The PEOPLE, etc., respondent, v. Edward GIBSON, appellant.
Appeal by the defendant from a judgment of the Supreme Court, Nassau County (Grella, J.), rendered May 15, 2015, convicting him of robbery in the second degree, grand larceny in the fourth degree, and criminal possession of stolen property in the fifth degree, upon a jury verdict, and imposing sentence.
ORDERED that the judgment is affirmed.
Viewing the evidence in the light most favorable to the People (see People v. Contes, 60 N.Y.2d 620, 621), we find that it was legally sufficient to establish the defendant's guilt beyond a reasonable doubt. Moreover, in fulfilling our responsibility to conduct an independent review of the weight of the evidence (see CPL 470.15; People v. Danielson, 9 NY3d 342, 349), we nevertheless accord great deference to the jury's opportunity to view the witnesses, hear the testimony, and observe their demeanor (see People v. Mateo, 2 NY3d 383, 410; People v. Bleakley, 69 N.Y.2d 490, 495). Upon reviewing the record, we are satisfied that the verdict of guilt was not against the weight of the evidence (see People v. Romero, 7 NY3d 633, 644–645).
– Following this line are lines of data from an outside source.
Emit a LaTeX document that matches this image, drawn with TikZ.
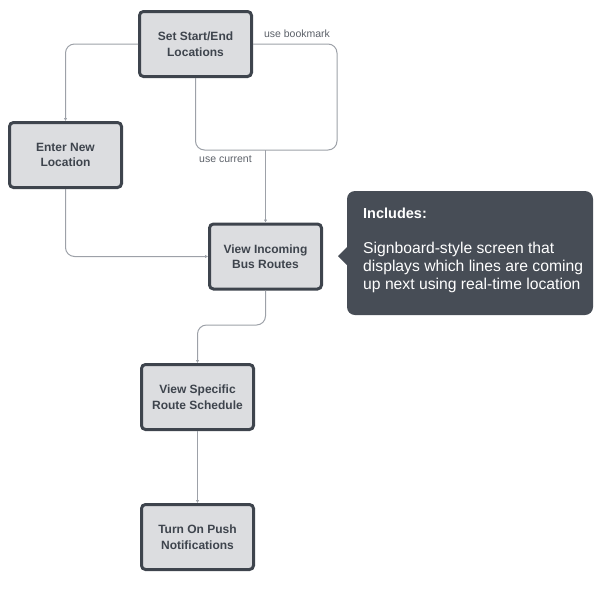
\documentclass[tikz,border=0pt]{standalone}
\usepackage{fontspec}
\setmainfont{Liberation Sans}
\usetikzlibrary{arrows.meta}

\definecolor{boxfill}{HTML}{DCDDE0}
\definecolor{boxline}{HTML}{3E444D}
\definecolor{linkgray}{HTML}{9DA1A8}
\definecolor{notefill}{HTML}{474D56}

\begin{document}
\begin{tikzpicture}
  [x=1pt,y=-1pt,
    screen/.style={draw=boxline,fill=boxfill,line width=3pt,rounded corners=4pt,
      minimum width=112pt,minimum height=65pt,align=center,
      text=boxline,font=\fontsize{12}{15.5}\selectfont\bfseries},
    flow/.style={draw=linkgray,line width=1pt,rounded corners=9pt,
      -{Latex[length=3pt,width=3.5pt]}},
    branch/.style={text=boxline!85,font=\fontsize{10.5}{12}\selectfont},
]
  \useasboundingbox (0,0) rectangle (609,595);

  % screens
  \node[screen] (start) at (195.5,44) {Set Start/End\\Locations};
  \node[screen] (enter) at (65.5,155) {Enter New\\Location};
  \node[screen] (incoming) at (265.5,256.5) {View Incoming\\Bus Routes};
  \node[screen] (specific) at (197.5,397) {View Specific\\Route Schedule};
  \node[screen] (push) at (197.5,537) {Turn On Push\\Notifications};

  % bends
  \coordinate (join) at (265.5,150);
  \coordinate (bend) at (337,150);
  \coordinate (mid) at (232,325);

  \draw[flow] (start.west) -| (enter.north);
  \draw[flow,-] (start.east) -| (bend) -- (join);
  \draw[flow,-] (start.south) |- (join);
  \draw[flow] (join) -- (incoming.north);
  \draw[flow] (enter.south) |- (incoming.west);
  \draw[flow] (incoming.south) |- (mid) -| (specific.north);
  \draw[flow] (specific.south) -- (push.north);

  \node[branch] (bookmark) at (297,34) {use bookmark};
  \node[branch] (current) at (225.5,159) {use current};

  % note
  \fill[notefill,rounded corners=8pt] (347,191) rectangle (593,315);
  \fill[notefill] (348,246) -- (338,256) -- (348,266) -- cycle;
  \node[anchor=north west,align=left,text=white,inner sep=0pt,
    font=\fontsize{15.7}{18}\selectfont] (note) at (363,208)
    {{\fontsize{14.5}{18}\selectfont\bfseries Includes:}\\[17pt]
     Signboard-style screen that\\
     displays which lines are coming\\
     up next using real-time location};
\end{tikzpicture}
\end{document}
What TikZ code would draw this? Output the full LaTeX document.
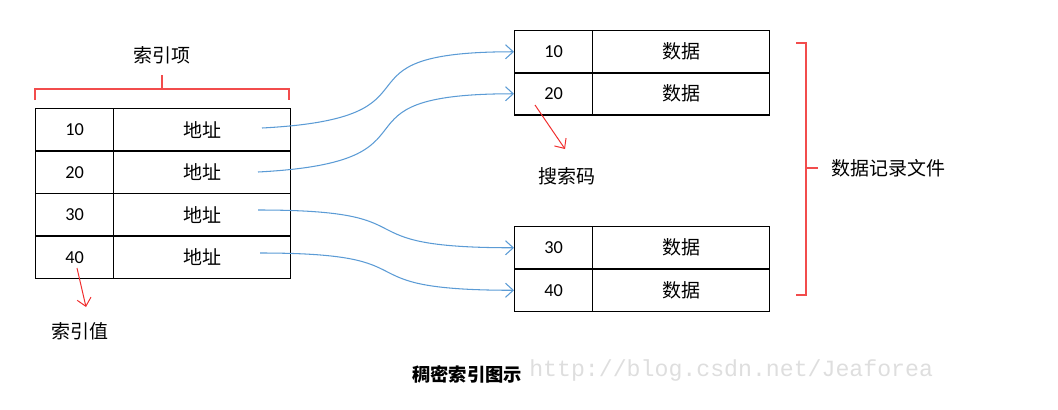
\documentclass[tikz,border=0pt]{standalone}
\usepackage{fontspec}
\setmainfont{Carlito}
\newfontfamily\cjk{Noto Sans CJK SC}
\newfontfamily\wmfont{Liberation Mono}
\usetikzlibrary{arrows.meta}
\definecolor{linkblue}{RGB}{91,155,213}
\definecolor{markred}{RGB}{240,45,45}
\tikzset{
  keycell/.style={draw, line width=0.8pt, minimum width=1.95cm, minimum height=1.06cm,
    inner sep=0pt, anchor=north west, font=\fontsize{13}{15}\selectfont},
  valcell/.style={keycell, minimum width=4.425cm, font=\cjk\fontsize{13.5}{16}\selectfont},
  lbl/.style={font=\cjk\fontsize{13.5}{16}\selectfont, inner sep=1pt},
  link/.style={linkblue, line width=0.75pt, -{Straight Barb[length=5.5pt,width=10pt]}},
  pointer/.style={markred, line width=0.7pt, -{Straight Barb[length=5.5pt,width=10pt]}},
  brace/.style={markred!85, line width=1pt}
}
\begin{document}
\begin{tikzpicture}[x=0.025cm, y=-0.025cm]
  \useasboundingbox (0,0) rectangle (1058,409);
  % index file
  \node[keycell] (idx1) at (35,108) {10};
  \node[valcell] (addr1) at (113,108) {地址};
  \node[keycell] (idx2) at (35,150.5) {20};
  \node[valcell] (addr2) at (113,150.5) {地址};
  \node[keycell] (idx3) at (35,193) {30};
  \node[valcell] (addr3) at (113,193) {地址};
  \node[keycell] (idx4) at (35,235.5) {40};
  \node[valcell] (addr4) at (113,235.5) {地址};
  % data records
  \node[keycell] (rec1) at (514,30) {10};
  \node[valcell] (dat1) at (592,30) {数据};
  \node[keycell] (rec2) at (514,72) {20};
  \node[valcell] (dat2) at (592,72) {数据};
  \node[keycell] (rec3) at (514,226) {30};
  \node[valcell] (dat3) at (592,226) {数据};
  \node[keycell] (rec4) at (514,268.5) {40};
  \node[valcell] (dat4) at (592,268.5) {数据};
  % labels
  \node[lbl] (item) at (162,55) {索引项};
  \node[lbl] (keyval) at (80,331) {索引值};
  \node[lbl] (search) at (567,176) {搜索码};
  \node[lbl, anchor=west] (file) at (830,168) {数据记录文件};
  \node[font=\cjk\bfseries\fontsize{13}{15}\selectfont] (title) at (467,374) {稠密索引图示};
  \node[font=\wmfont\fontsize{16.5}{18}\selectfont, text=black!13, anchor=west, inner sep=0pt] (wm) at (529,370) {http://blog.csdn.net/Jeaforea};
  % brackets
  \draw[brace] (35,100) -- (35,89) -- (289,89) -- (289,100);
  \draw[brace] (162,89) -- (162,75);
  \draw[brace] (796,43) -- (806,43) -- (806,295) -- (796,295);
  \draw[brace] (806,168) -- (818,168);
  % pointers
  \coordinate (s1) at (262,128);
  \coordinate (s2) at (258,172);
  \coordinate (s3) at (258,210);
  \coordinate (s4) at (260,253);
  \draw[link] (s1) to[out=3,in=180,looseness=1.9] (rec1.west);
  \draw[link] (s2) to[out=3,in=180,looseness=1.9] (rec2.west);
  \draw[link] (s3) to[out=0,in=180,looseness=1.8] (rec3.west);
  \draw[link] (s4) to[out=0,in=180,looseness=1.8] (rec4.west);
  \coordinate (p1) at (77,268);
  \coordinate (p2) at (535,105);
  \draw[pointer] (p1) -- (86,307) coordinate (e1);
  \draw[pointer] (p2) -- (565,149) coordinate (e2);
\end{tikzpicture}
\end{document}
The defendant's contention that the Supreme Court failed to comply with the procedure for handling jury notes set forth by the Court of Appeals in People v. O'Rama (78 N.Y.2d 270, 277–278) with respect to one of several jury notes is unpreserved for appellate review (see People v. Ramirez, 15 NY3d 824, 825–826; People v. Fabers, 133 AD3d 616, 617; People v. Santiago, 117 AD3d 759, 760). Contrary to the defendant's contention, the alleged failure to comply with the O'Rama procedure did not constitute a mode of proceedings error which would obviate the preservation requirement because it is evident from the record that the court fulfilled its core responsibilities under CPL 310.30 by providing defense counsel with meaningful notice of the content of the jury note at issue (see People v. Nealon, 26 NY3d 152; People v. Deokoro, 137 AD3d 1297, 1298; People v. Fabers, 133 AD3d at 618). Moreover, we decline to reach the contention in the exercise of our interest of justice jurisdiction.